The model object

Models of the GDS Model Catalog are represented as Model objects in the Python client, similar to how there are graph objects. Model objects are typically constructed from training a pipeline or a GraphSAGE model, in which case a reference to the trained model in the form of a Model object is returned.

Once created, the Model objects can be passed as arguments to methods in the Python client, such as the model catalog operations. Additionally, the Model objects have convenience methods allowing for inspection of the models represented without explicitly involving the model catalog.

In the examples below we assume that we have an instantiated GraphDataScience object called gds. Read more about this in Getting started.

1. Constructing a model object

There are several ways of constructing a model object. One of the simplest is to train a GraphSAGE model. Supposing we have a graph G that have an integer node property "price", we could do the following:

model, res = gds.beta.graphSage.train(G, modelName="my-model", featureProperties=["price"])

where model is the model object, and res is a pandas Series containing metadata from the underlying procedure call.

Similarly, we can also get model objects from training machine learning pipelines.

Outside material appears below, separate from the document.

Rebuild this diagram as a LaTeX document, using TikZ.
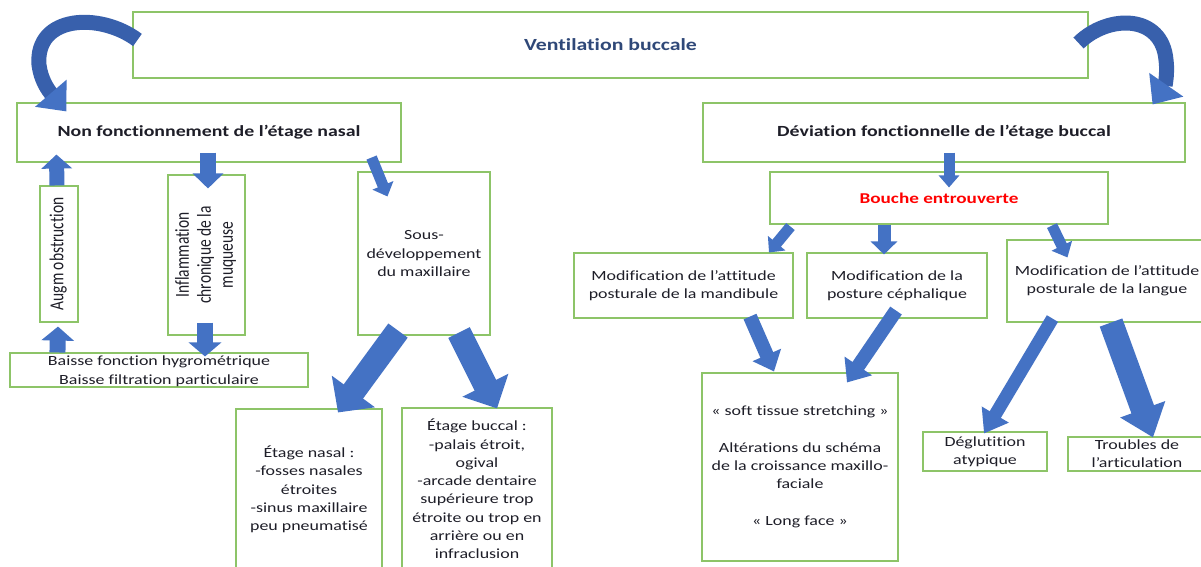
\documentclass[tikz,border=0pt]{standalone}
\usepackage{fontspec}
\setmainfont{Carlito}[FakeStretch=1.28,Ligatures=NoCommon]
\newfontfamily\rotfont{Carlito}[Ligatures=NoCommon]
\usepackage{graphicx}
\usetikzlibrary{arrows.meta,calc}
\definecolor{boxgreen}{RGB}{141,196,104}
\definecolor{arrowblue}{RGB}{68,114,196}
\definecolor{arrowmid}{RGB}{56,96,172}
\definecolor{txt}{RGB}{30,30,40}
\definecolor{titleblue}{RGB}{47,72,120}
\definecolor{redtxt}{RGB}{255,0,0}
\newcommand{\rottext}[1]{\scalebox{1.28}[1]{\rotatebox{90}{\rotfont\fontsize{15.5}{17.2}\selectfont\begin{tabular}{@{}c@{}}#1\end{tabular}}}}
\tikzset{
  box/.style={draw=boxgreen, line width=1.1pt, inner sep=0pt, align=center,
    font=\fontsize{14}{18.3}\selectfont, text=txt},
  bold/.style={font=\fontsize{15.5}{18}\selectfont\bfseries},
  blk/.style args={#1/#2/#3}{draw=arrowblue, line width=#1,
    -{Triangle[width=#2,length=#3]}},
  curv/.style={draw=arrowmid, line width=15pt,
    -{Triangle[width=40pt,length=24pt,color=arrowblue]}}
}
\begin{document}
\begin{tikzpicture}[x=1pt,y=-1pt]
\clip (0,0) rectangle (1201,566);
\fill[white] (0,0) rectangle (1201,566);
% nodes
\node[box, minimum width=955pt, minimum height=66pt, font=\fontsize{17}{18}\selectfont\bfseries, text=titleblue] (vb) at (610.5,45) {Ventilation buccale};
\node[box, bold, minimum width=384pt, minimum height=59pt] (nf) at (209,132.5) {Non fonctionnement de l’étage nasal};
\node[box, bold, minimum width=482pt, minimum height=59pt] (df) at (944,132.5) {Déviation fonctionnelle de l’étage buccal};
\node[box, minimum width=38pt, minimum height=136pt] (ao) at (59,254) {\rottext{Augm obstruction}};
\node[box, minimum width=77pt, minimum height=160pt] (inf) at (206.5,255) {\rottext{Inflammation\\chronique de la\\muqueuse}};
\node[box, minimum width=298pt, minimum height=34pt] (bs) at (159,370) {\raisebox{-5pt}[0pt][0pt]{\begin{tabular}{@{}c@{}}Baisse fonction hygrométrique\\Baisse filtration particulaire\end{tabular}}};
\node[box, minimum width=132pt, minimum height=163pt] (sd) at (424,253.5) {Sous-\\développement\\du maxillaire};
\node[box, minimum width=146pt, minimum height=161pt] (en) at (309,489.5) {Étage nasal :\\-fosses nasales\\étroites\\-sinus maxillaire\\peu pneumatisé};
\node[box, minimum width=150pt, minimum height=162pt] (eb) at (477,489) {Étage buccal :\\-palais étroit,\\ogival\\-arcade dentaire\\supérieure trop\\étroite ou trop en\\arrière ou en\\infraclusion};
\node[box, minimum width=338pt, minimum height=52pt, font=\fontsize{15}{18}\selectfont\bfseries, text=redtxt] (bo) at (939,198) {Bouche entrouverte};
\node[box, minimum width=219pt, minimum height=65pt] (mm) at (683.5,285.5) {Modification de l’attitude\\posturale de la mandibule};
\node[box, minimum width=180pt, minimum height=65pt] (mc) at (897,285.5) {Modification de la\\posture céphalique};
\node[box, minimum width=200pt, minimum height=82pt] (ml) at (1107,281) {Modification de l’attitude\\posturale de la langue};
\node[box, minimum width=196pt, minimum height=188pt] (st) at (800,467) {« soft tissue stretching »\\[18.3pt]Altérations du schéma\\de la croissance maxillo-\\faciale\\[18.3pt]« Long face »};
\node[box, minimum width=124pt, minimum height=39pt] (dg) at (985,451.5) {Déglutition\\atypique};
\node[box, minimum width=138pt, minimum height=34pt] (tr) at (1137,454) {Troubles de\\l’articulation};
% curved arrows
\draw[curv] ($(vb.west)+(5,-5)$) .. controls (100,12) and (35,15) .. (39,65) .. controls (41,80) and (48,90) .. ($(nf.north west)+(50,9)$);
\draw[curv] ($(vb.east)+(-10,-2)$) .. controls (1108,14) and (1162,14) .. (1166,60) .. controls (1168,76) and (1164,88) .. ($(df.north east)+(-33,2)$);
% straight block arrows
\draw[blk=15pt/30pt/14pt] (ao.north -| 57,0) -- ($(nf.south west)+(40,-8)$);
\draw[blk=16pt/32pt/14pt] ($(bs.north west)+(48,0)$) -- ($(ao.south)+(-1,4)$);
\draw[blk=16pt/30pt/15pt] ($(nf.south)+(-1,-10)$) -- ($(inf.north)+(1.5,14)$);
\draw[blk=16pt/32pt/14pt] ($(inf.south)+(-1.5,-13)$) -- ($(bs.north)+(46,4)$);
\draw[blk=11pt/22pt/12pt] ($(nf.south east)+(-30,-5)$) -- ($(sd.north west)+(30,25)$);
\draw[blk=24pt/52pt/26pt] ($(sd.south)+(-26,-5)$) -- ($(en.north)+(29,4)$);
\draw[blk=24pt/50pt/26pt] ($(sd.south)+(35,-3)$) -- ($(eb.north)+(20,1)$);
\draw[blk=11pt/20pt/12pt] ($(df.south)+(5,-10)$) -- ($(bo.north)+(10,16)$);
\draw[blk=11pt/22pt/12pt] ($(bo.south west)+(21,2)$) -- ($(mm.north)+(85.5,0)$);
\draw[blk=13pt/26pt/13pt] ($(bo.south)+(-55,0)$) -- ($(mc.north)+(-13,2)$);
\draw[blk=11pt/22pt/13pt] ($(bo.south)+(113,1)$) -- ($(ml.north west)+(61,18)$);
\draw[blk=14pt/30pt/18pt] ($(mm.south)+(66.5,-2)$) -- ($(st.north)+(-26,-1)$);
\draw[blk=14pt/32pt/20pt] ($(mc.south)+(-1,-8)$) -- ($(st.north)+(47,10)$);
\draw[blk=13pt/30pt/22pt] ($(ml.south west)+(46,-4)$) -- ($(dg.north)+(-1,2)$);
\draw[blk=24pt/46pt/30pt] ($(ml.south)+(4,0)$) -- ($(tr.north)+(16,1)$);
\end{tikzpicture}
\end{document}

To get a model object that represents a model that has already been trained and is present in the model catalog, one can call the client-side only get method and passing it a name:

model = gds.model.get("my-model")

The get method does not use any tier prefix because it is not associated to any tier. It only exists in the client and does not have a corresponding Cypher procedure.

2. Inspecting a model object

There are convenience methods on all model objects that let us extract information about the represented model.

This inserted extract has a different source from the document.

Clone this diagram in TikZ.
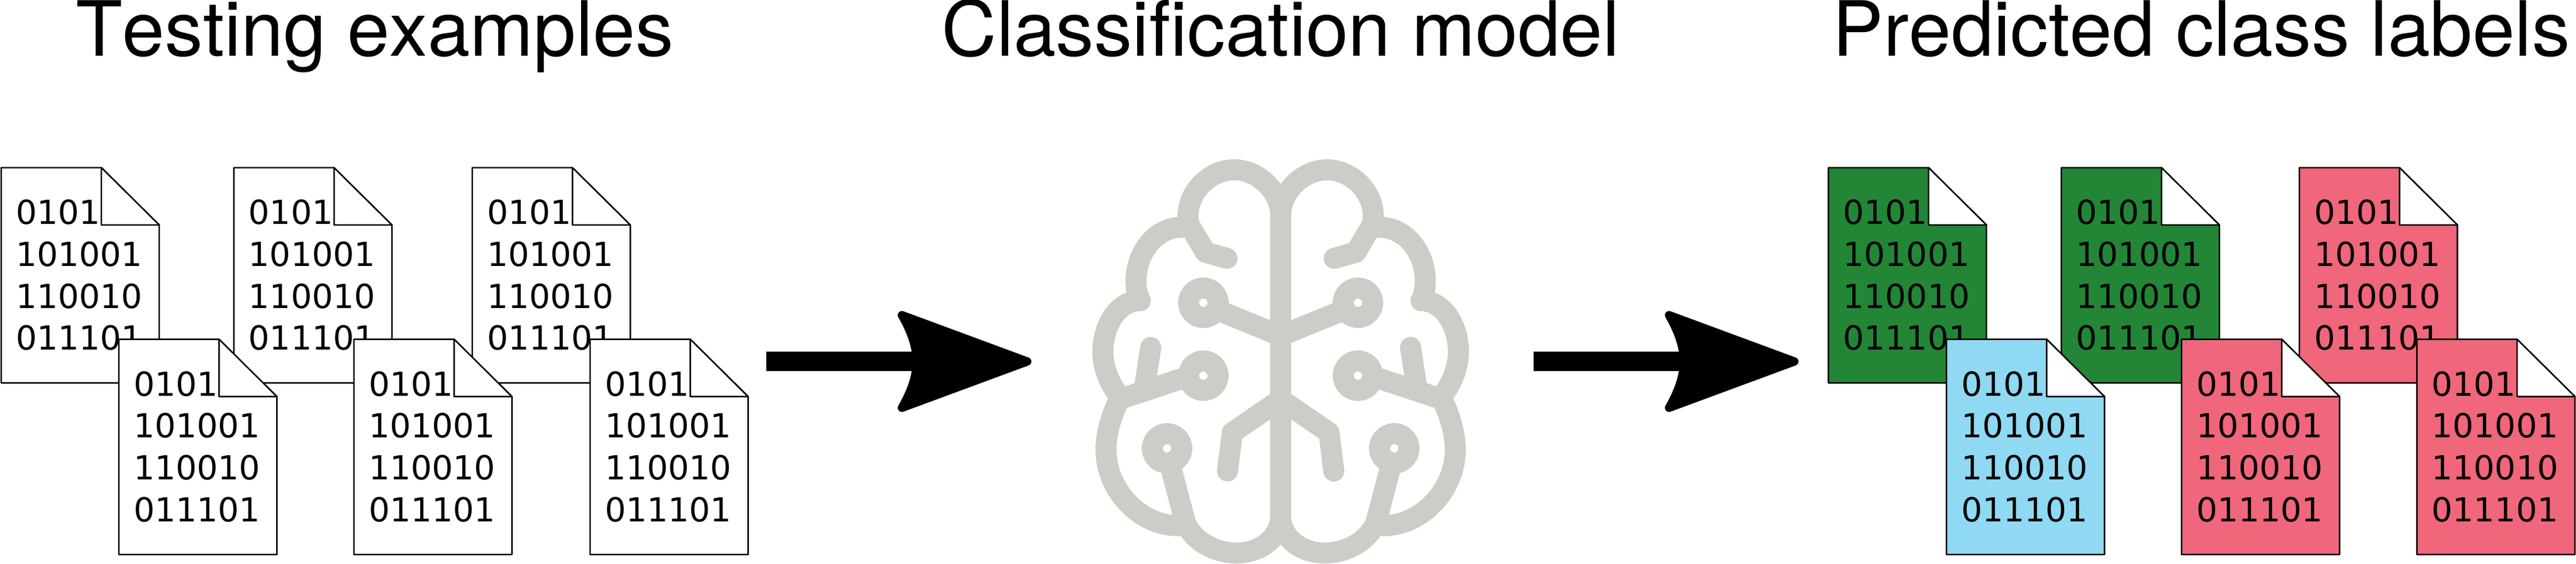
\documentclass[tikz,border=0pt]{standalone}
\usepackage{fontspec}
\setmainfont[Kerning=Off]{TeX Gyre Heros}
\newfontfamily\digitface{DejaVu Sans}
\definecolor{docgreen}{HTML}{228636}
\definecolor{docblue}{HTML}{8FD9F2}
\definecolor{docpink}{HTML}{F0667A}
\definecolor{brainc}{HTML}{CDCCC6}
\pgfdeclarearrow{
  name=BlobHead,
  cache=false,
  setup code={
    \pgfarrowssettipend{0pt}
    \pgfarrowssetlineend{-200pt}
    \pgfarrowssetvisualbackend{-254pt}
    \pgfarrowssetbackend{-254pt}
    \pgfarrowshullpoint{0pt}{0pt}
    \pgfarrowshullpoint{-254pt}{96pt}
    \pgfarrowshullpoint{-254pt}{-96pt}
  },
  drawing code={
    \pgfsetroundjoin
    \pgfsetlinewidth{16pt}
    \pgfpathmoveto{\pgfpoint{-8pt}{0pt}}
    \pgfpathlineto{\pgfpoint{-246pt}{88pt}}
    \pgfpathcurveto{\pgfpoint{-230pt}{60pt}}{\pgfpoint{-218pt}{30pt}}{\pgfpoint{-218pt}{0pt}}
    \pgfpathcurveto{\pgfpoint{-218pt}{-30pt}}{\pgfpoint{-230pt}{-60pt}}{\pgfpoint{-246pt}{-88pt}}
    \pgfpathclose
    \pgfusepathqfillstroke
  }
}
\tikzset{
  title/.style={font=\fontsize{145}{150}\selectfont, inner sep=0pt, anchor=base},
  digits/.style={font=\digitface\fontsize{63}{79.8}\selectfont, align=left, inner sep=0pt, anchor=south west},
  docline/.style={draw=black, line width=2.8pt, line join=round},
  brainline/.style={draw=brainc, line width=40pt, line cap=round, line join=round},
  bigarrow/.style={draw=black, line width=36.7pt, -{BlobHead}}
}
\newcommand\docfile[4]{%
  \begin{scope}[shift={(#2,#3)}]
    \filldraw[docline, fill=#4] (0,0) -- (190.5,0) -- (300.5,109) -- (300.5,409.5) -- (0,409.5) -- cycle;
    \filldraw[docline, fill=white] (190.5,0) -- (300.5,109) -- (190.5,109) -- cycle;
    \node[digits] (#1) at (28,348) {0101\\101001\\110010\\011101};
  \end{scope}}
\newcommand\brainhalf{%
  \draw[brainline] (0,410) .. controls (0,362) and (-45,323) .. (-88,323)
    .. controls (-135,323) and (-176,365) .. (-176,410)
    -- (-175,426) -- (-143,480) -- (-102,491.5);
  \draw[brainline] (-176,433) .. controls (-235,425) and (-275,480) .. (-275,534)
    .. controls (-275,550) and (-272,562) .. (-267,572);
  \draw[brainline] (-267,572) .. controls (-310,572) and (-338,620) .. (-338,669)
    .. controls (-338,700) and (-325,730) .. (-308,752);
  \draw[brainline] (-306,758) .. controls (-322,790) and (-332,825) .. (-332,855)
    .. controls (-332,935) and (-265,1000) .. (-196,1000);
  \draw[brainline] (-181,995) .. controls (-165,1030) and (-125,1052) .. (-84,1052)
    .. controls (-35,1052) and (0,1020) .. (0,982);
  \draw[brainline] (0,639) -- (-122,589);
  \draw[brainline] (-175,716) -- (-308,760);
  \draw[brainline] (-247,661) -- (-259,739);
  \draw[brainline] (-211,881) -- (-181,995);
  \draw[brainline] (0,760) -- (-92,823) -- (-101,896);
  \draw[brainline] (-147,576) circle[radius=28];
  \draw[brainline] (-147,714.7) circle[radius=28];
  \draw[brainline] (-216,853) circle[radius=28];
}
\begin{document}
\begin{tikzpicture}[x=1pt,y=-1pt]
  \useasboundingbox (0,0) rectangle (4898,1072);
  % titles
  \node[title] (t1) at (712.5,106) {Testing examples};
  \node[title] (t2) at (2435,106) {Classification model};
  \node[title] (t3) at (4185.5,106) {Predicted class labels};
  % testing examples
  \docfile{a1}{2.3}{319}{white}
  \docfile{a2}{444.7}{319}{white}
  \docfile{a3}{898}{319}{white}
  \docfile{a4}{226}{645.5}{white}
  \docfile{a5}{673}{645.5}{white}
  \docfile{a6}{1122}{645.5}{white}
  % predicted labels
  \docfile{b1}{3476.5}{319}{docgreen}
  \docfile{b2}{3919.4}{319}{docgreen}
  \docfile{b3}{4372}{319}{docpink}
  \docfile{b4}{3701}{645.5}{docblue}
  \docfile{b5}{4148}{645.5}{docpink}
  \docfile{b6}{4595.5}{645.5}{docpink}
  % brain
  \begin{scope}[shift={(2435,0)}]
    \draw[brainline] (0,410) -- (0,982);
    \brainhalf
    \begin{scope}[xscale=-1]
      \brainhalf
    \end{scope}
  \end{scope}
  % arrows
  \coordinate (s1) at (1457,687.7);
  \coordinate (e1) at (1961,687.7);
  \coordinate (s2) at (2915.6,687.7);
  \coordinate (e2) at (3419.6,687.7);
  \draw[bigarrow] (s1) -- (e1);
  \draw[bigarrow] (s2) -- (e2);
\end{tikzpicture}
\end{document}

Table 1. Model object methods
Name Arguments Return type Description

name

-

str

The name of the model as it appears in the model catalog.

type

-

str

The type of model it is, eg. "graphSage".

train_config

-

Series

The configuration used for training the model.

graph_schema

-

Series

The schema of the graph on which the model was trained.

loaded

-

bool

True if the model is loaded in the in-memory model catalog, False otherwise.

stored

-

bool

True if the model is stored on disk, False otherwise.

creation_time

-

neo4j.time.Datetime

Time when the model was created.

shared

-

bool

True if the model is shared between users, False otherwise.

exists

-

bool

True if the model exists in the GDS Model Catalog, False otherwise.

drop

failIfMissing: Optional[bool]

Series

Removes the model from the GDS Model Catalog.

For example, to get the train configuration of a model object model, we would do the following:

train_config = model.train_config()

3. Using a model object

The primary way to use model objects is for prediction. How to do so for GraphSAGE is described below, and on the Machine learning pipelines page for pipelines.

Additionally, model objects can be used as input to GDS Model Catalog operations. For instance, supposing we have a model object model, we could:

# Store the model on disk (GDS Enterprise Edition)
_ = gds.alpha.model.store(model)

gds.beta.model.drop(model)  # same as model.drop()

3.1. GraphSAGE

As exemplified above in Constructing a model object, training a GraphSAGE model with the Python client is analogous to its Cypher counterpart.

Once trained, in addition to the methods above, the GraphSAGE model object will have the following methods.

Table 2. GraphSAGE model methods
Name Arguments Return type Description

predict_mutate

G: Graph,
config: **kwargs

Series

Predict embeddings for nodes of the input graph and mutate graph with predictions.

predict_stream

G: Graph,
config: **kwargs

DataFrame

Predict embeddings for nodes of the input graph and stream the results.

predict_write

G: Graph,
config: **kwargs

Series

Predict embeddings for nodes of the input graph and write the results back to the database.

metrics

-

Series

Returns values for the metrics computed when training.

Suppose then that we have a trained GraphSAGE model gs_model and a graph H for which we would like to derive node embeddings. Then we could do the following:

# Make sure our training actually converged
metrics = gs_model.metrics()
assert metrics["didConverge"]

# Predict on `H` and write embedding node properties back to the database
result = gs_model.predict_write(H, writeProperty="embedding")
assert result["nodePropertiesWritten"] == H.node_count()